CANTERBURY, England (RNS) When Prince William and Kate Middleton walk down the aisle at Westminster Abbey on Friday (April 29), Britain’s unique and historic ties between church and state will be on full display.
Some here think—even hope—it could also be the last powerful stroll for church and state in this increasingly secular country.
As the Dean of Westminster, the Very Rev. John Hall, and Archbishop of Canterbury Rowan Williams prepare to conduct and solemnize the wedding of the century, both Christians and prominent and powerful nonbelievers are raising their voices and demanding the disestablishment the Church of England that has dominated religious life here for 400 years.
In a special message issued for the royal nuptials, Williams underscored the historic ties between the church and state in England.
“Since about 1300,” he said, “the archbishops of Canterbury have had their London residence here in Lambeth Palace. The view from Lambeth Palace is straight across to the House of Parliament, Big Ben and, of course, Westminster Abbey.”
In a powerful measure of Britain’s unique marriage of church and state, the parliament’s House of Lords contains 26 Lords Spiritual, all of them unelected men who also serve as bishops in the Church of England.
The assembled royals and bishops inside Westminster Abbey will reflect the close ties on both sides. Williams was appointed by Elizabeth in 2003—her fifth appointment to Canterbury in nearly 60 years—on the recommendation of former Prime Minister Tony Blair.
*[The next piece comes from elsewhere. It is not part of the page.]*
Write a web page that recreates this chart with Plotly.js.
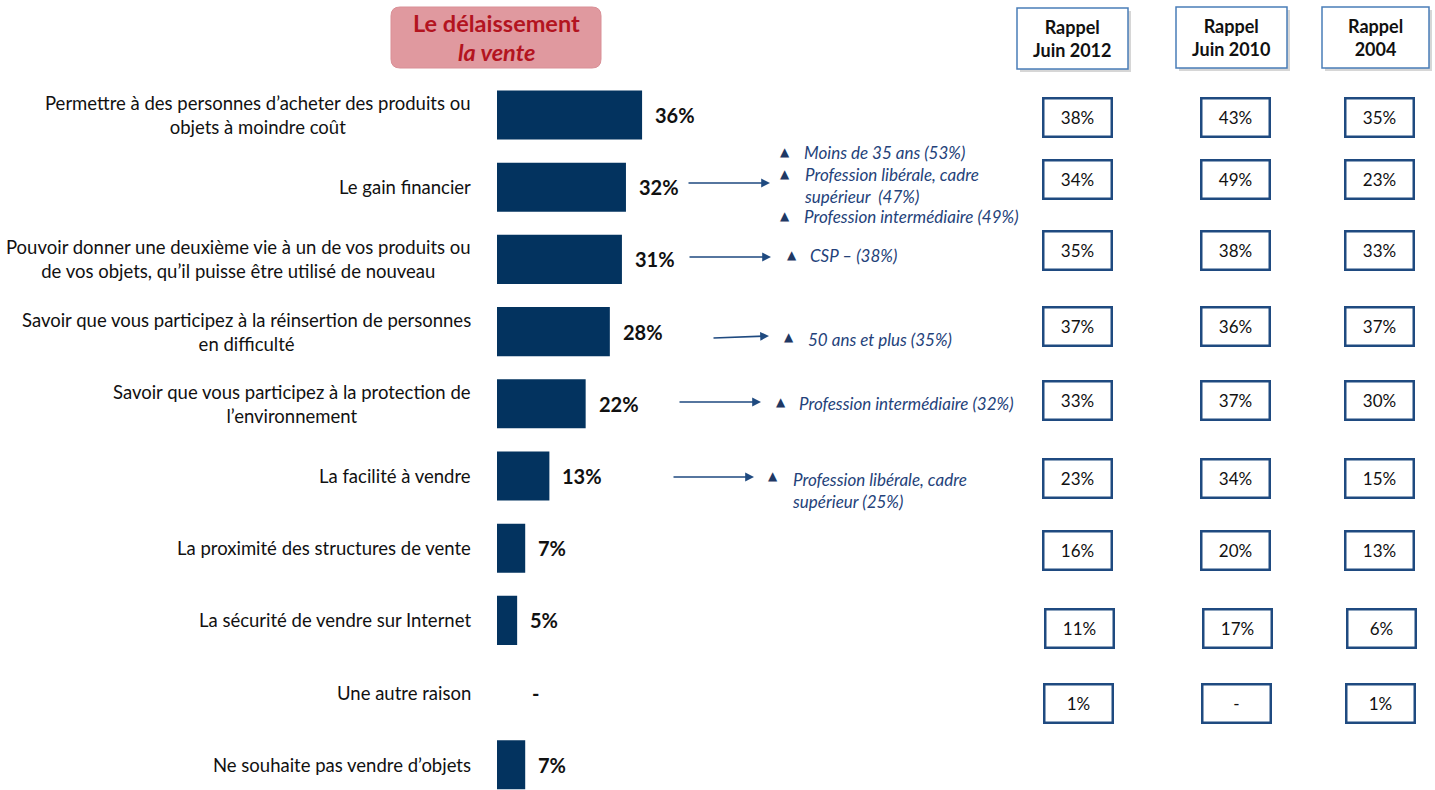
<!DOCTYPE html>
<html><head><meta charset="utf-8">
<script src="https://cdn.plot.ly/plotly-3.0.1.min.js"></script>
<style>html,body{margin:0;padding:0;background:#fff}#chart{width:1435px;height:790px}</style>
</head><body><div id="chart"></div>
<script>
// ---------- DATA ----------
const categories = [
  "Permettre à des personnes d’acheter des produits ou<br>objets à moindre coût",
  "Le gain financier",
  "Pouvoir donner une deuxième vie à un de vos produits ou<br>de vos objets, qu’il puisse être utilisé de nouveau",
  "Savoir que vous participez à la réinsertion de personnes<br>en difficulté",
  "Savoir que vous participez à la protection de<br>l’environnement",
  "La facilité à vendre",
  "La proximité des structures de vente",
  "La sécurité de vendre sur Internet",
  "Une autre raison",
  "Ne souhaite pas vendre d’objets"
];
const values = [36, 32, 31, 28, 22, 13, 7, 5, null, 7];
const valueLabels = ["36%", "32%", "31%", "28%", "22%", "13%", "7%", "5%", "-", "7%"];
const rappelHeaders = ["Rappel<br>Juin 2012", "Rappel<br>Juin 2010", "Rappel<br>2004"];
const rappel2012 = ["38%", "34%", "35%", "37%", "33%", "23%", "16%", "11%", "1%"];
const rappel2010 = ["43%", "49%", "38%", "36%", "37%", "34%", "20%", "17%", "-"];
const rappel2004 = ["35%", "23%", "33%", "37%", "30%", "15%", "13%", "6%", "1%"];
const titleLines = ["Le délaissement", "la vente"];
const noteRows = [1, 2, 3, 4, 5];
const noteTexts = [
  ["Moins de 35 ans (53%)", "Profession libérale, cadre<br>supérieur  (47%)", "Profession intermédiaire (49%)"],
  ["CSP – (38%)"],
  ["50 ans et plus (35%)"],
  ["Profession intermédiaire (32%)"],
  ["Profession libérale, cadre<br>supérieur (25%)"]
];

// ---------- LAYOUT HELPERS ----------
const W = 1435, H = 790;
const px = x => x / W;
const py = y => 1 - y / H;
const FONT = 'Lato, "Open Sans", sans-serif';
const NAVY = '#03335F';
const NOTE = '#24427A';

const annotations = [];
const shapes = [];

// category labels
categories.forEach((c, i) => {
  annotations.push({xref: 'paper', x: px(473), yref: 'y', y: c, text: c, showarrow: false,
    xanchor: 'right', yanchor: 'middle', align: 'center', font: {family: FONT, size: 18.5, color: '#111'}});
});
// value labels
values.forEach((v, i) => {
  annotations.push({xref: 'x', x: v === null ? 0 : v, yref: 'y', y: categories[i],
    text: '<b>' + valueLabels[i] + '</b>', showarrow: false, xanchor: 'left', yanchor: 'middle',
    xshift: v === null ? 33 : 11, font: {family: FONT, size: 20, color: '#111'}});
});

// title box
function rrect(x0, y0, x1, y1, r) {
  const X = px, Y = py;
  return `M${X(x0 + r)},${Y(y0)} L${X(x1 - r)},${Y(y0)} Q${X(x1)},${Y(y0)} ${X(x1)},${Y(y0 + r)} ` +
    `L${X(x1)},${Y(y1 - r)} Q${X(x1)},${Y(y1)} ${X(x1 - r)},${Y(y1)} L${X(x0 + r)},${Y(y1)} ` +
    `Q${X(x0)},${Y(y1)} ${X(x0)},${Y(y1 - r)} L${X(x0)},${Y(y0 + r)} Q${X(x0)},${Y(y0)} ${X(x0 + r)},${Y(y0)} Z`;
}
shapes.push({type: 'path', xref: 'paper', yref: 'paper', path: rrect(391, 7, 601, 68, 9),
  fillcolor: '#E0999F', line: {color: '#D98F96', width: 1}});
annotations.push({xref: 'paper', yref: 'paper', x: px(497), y: py(23), xanchor: 'center', yanchor: 'middle',
  text: '<b>' + titleLines[0] + '</b>', showarrow: false, font: {family: FONT, size: 23.5, color: '#B3141F'}});
annotations.push({xref: 'paper', yref: 'paper', x: px(497), y: py(52), xanchor: 'center', yanchor: 'middle',
  text: '<b><i>' + titleLines[1] + '</i></b>', showarrow: false, font: {family: FONT, size: 23.5, color: '#B3141F'}});

// rappel header boxes
const headBoxes = [[1017, 8, 1128, 69], [1176, 7, 1287, 68], [1322, 7, 1429, 68]];
headBoxes.forEach((b, k) => {
  shapes.push({type: 'rect', xref: 'paper', yref: 'paper', x0: px(b[0] + 3), x1: px(b[2] + 3), y0: py(b[1] + 3), y1: py(b[3] + 3),
    fillcolor: 'rgba(0,0,0,0.16)', line: {width: 0}});
  shapes.push({type: 'rect', xref: 'paper', yref: 'paper', x0: px(b[0]), x1: px(b[2]), y0: py(b[1]), y1: py(b[3]),
    fillcolor: '#fff', line: {color: '#4A7DB8', width: 1.5}});
  annotations.push({xref: 'paper', yref: 'paper', x: px((b[0] + b[2]) / 2), y: py((b[1] + b[3]) / 2),
    xanchor: 'center', yanchor: 'middle',
    text: '<b>' + rappelHeaders[k] + '</b>', showarrow: false, font: {family: FONT, size: 18, color: '#111'}});
});

// rappel value boxes
const colX = [1077, 1235, 1379];
const boxY = [117, 179, 250, 326, 400, 478, 550, 628, 703];
const boxXShift = [0, 0, 0, 0, 0, 0, 0, 2, 1];
[rappel2012, rappel2010, rappel2004].forEach((arr, k) => {
  arr.forEach((t, i) => {
    annotations.push({xref: 'paper', yref: 'paper', x: px(colX[k] + boxXShift[i]), y: py(boxY[i]), text: t,
      xanchor: 'center', yanchor: 'middle',
      showarrow: false, width: 64, height: 34, borderpad: 1, borderwidth: 2.5,
      bordercolor: '#1F4A80', bgcolor: '#fff', font: {family: FONT, size: 17, color: '#111'}});
  });
});

// arrows
const arrows = [[687, 183, 770, 183], [688, 257, 771, 257], [712, 338, 769, 336], [678, 402, 761, 402], [672, 477, 754, 477]];
arrows.forEach(a => {
  annotations.push({xref: 'paper', yref: 'paper', x: px(a[2]), y: py(a[3]), ax: a[0] - a[2], ay: a[1] - a[3],
    text: '', showarrow: true, arrowhead: 2, arrowsize: 1.1, arrowwidth: 1.6, arrowcolor: '#1F4A80', standoff: 0});
});

// notes (triangle x, text x, list of [triangle y, text center y])
const notePos = [
  {tx: 785, x: 802, ys: [[152, 152], [174, 185], [216, 216]]},
  {tx: 792, x: 808, ys: [[255, 256]]},
  {tx: 789, x: 806, ys: [[337, 339]]},
  {tx: 781, x: 797, ys: [[402, 404]]},
  {tx: 773, x: 790, ys: [[476, 490]]}
];
noteRows.forEach((r, n) => {
  noteTexts[n].forEach((t, j) => {
    const p = notePos[n];
    annotations.push({xref: 'paper', yref: 'paper', x: px(p.tx), y: py(p.ys[j][0]), text: '▲', showarrow: false,
      xanchor: 'center', yanchor: 'middle',
      font: {family: 'DejaVu Sans', size: 12, color: '#1F3864'}});
    annotations.push({xref: 'paper', yref: 'paper', x: px(p.x), y: py(p.ys[j][1]), text: '<i>' + t + '</i>',
      showarrow: false, xanchor: 'left', yanchor: 'middle', align: 'left', font: {family: FONT, size: 17, color: NOTE}});
  });
});

const trace = {
  type: 'bar', orientation: 'h', x: values, y: categories,
  marker: {color: NAVY, line: {width: 0}}, hoverinfo: 'skip'
};

const layout = {
  width: W, height: H, margin: {l: 0, r: 0, t: 0, b: 0},
  paper_bgcolor: '#fff', plot_bgcolor: 'rgba(0,0,0,0)',
  showlegend: false, bargap: 0.32,
  xaxis: {domain: [px(497), px(900)], range: [0, 100], visible: false, fixedrange: true},
  yaxis: {domain: [0, py(78.9)], type: 'category', range: [9.349, -0.5], visible: false, fixedrange: true},
  annotations: annotations, shapes: shapes
};

Plotly.newPlot('chart', [trace], layout, {displayModeBar: false, staticPlot: true});
</script>
</body></html>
He, in turn, or his successor will one day crown the next monarch.
The queen became “Supreme Governor” and “Defender of the Faith” of the Church of England when she ascended the throne in 1952—a title established in 1562 after King Henry VIII broke with Rome in 1534.
“We hold it most agreeable to this Our Kingly Office, and Our own religious Zeal, to conserve and maintain the Church committed to Our Charge, in the Unity of true Religion, and in the Bond of Peace,” the preface to the church’s Thirty-Nine Articles of Religion states.
Assuming he one day assumes the throne, William, too, will hold the same power to appoint bishops and archbishops.
By law, the monarch must be an Anglican and confirmed member of the Church of England. Middleton was confirmed in the Church of England on March 10 at a private ceremony held at a London palace.
Current Prime Minister David Cameron has expressed support “in principle” for scrapping the 1701 Law of Settlement restricting access to the throne by non-Catholics—a move Anglican leaders strongly oppose.
The 1701 law also forbids heirs to the throne from marrying Catholics, on the idea that their royal offspring who are raised as Catholics would be forced to choose between loyalty to Rome and loyalty to the Church of England.
The presumed heir to the throne, Charles, Prince of Wales, is the longest serving heir apparent in history. He is married to the Camilla Parker Bowles, a Roman Catholic. Opinion polls suggest most Britons want to see William succeed his grandmother as sovereign.
For his part, William has expressed little concern about or commitment to either the Church of England or Christianity. Those close to the couple say they are, like their peers, quietly indifferent about religion.
A theologian who did not want to have his name used publicly quipped at a recent reception at Lambeth Palace: “Ever since Saul, David and Solomon, the Church of England’s ideal of a monarch is a man or woman with one eye on their subjects, the other on heaven.”
For the most part, the queen leaves church operations to the Archbishop of Canterbury and other bishops, who have struggled in recent years to keep the Church of England intact despite deep differences over a move to allow female bishops.
Williams, too, has wrestled with an independent-minded American flock in the Episcopal Church over the election of gay bishops. In former British colonies, Williams has wrestled for control with conservative archbishops who see themselves as leaders of the so-called “Global South” church.
When Elizabeth, 85, dies, many observers expect calls for the disestablishment of the church to grow, and perhaps succeed. Williams, the former archbishop of Wales, has indicated he’s not scared by the idea.
“I spent 10 years working in a disestablished Church (the Church of Wales) and I can see that it’s by no means the end of the world if the establishment disappears,” he told the left-leaning New Statesman magazine in 2008.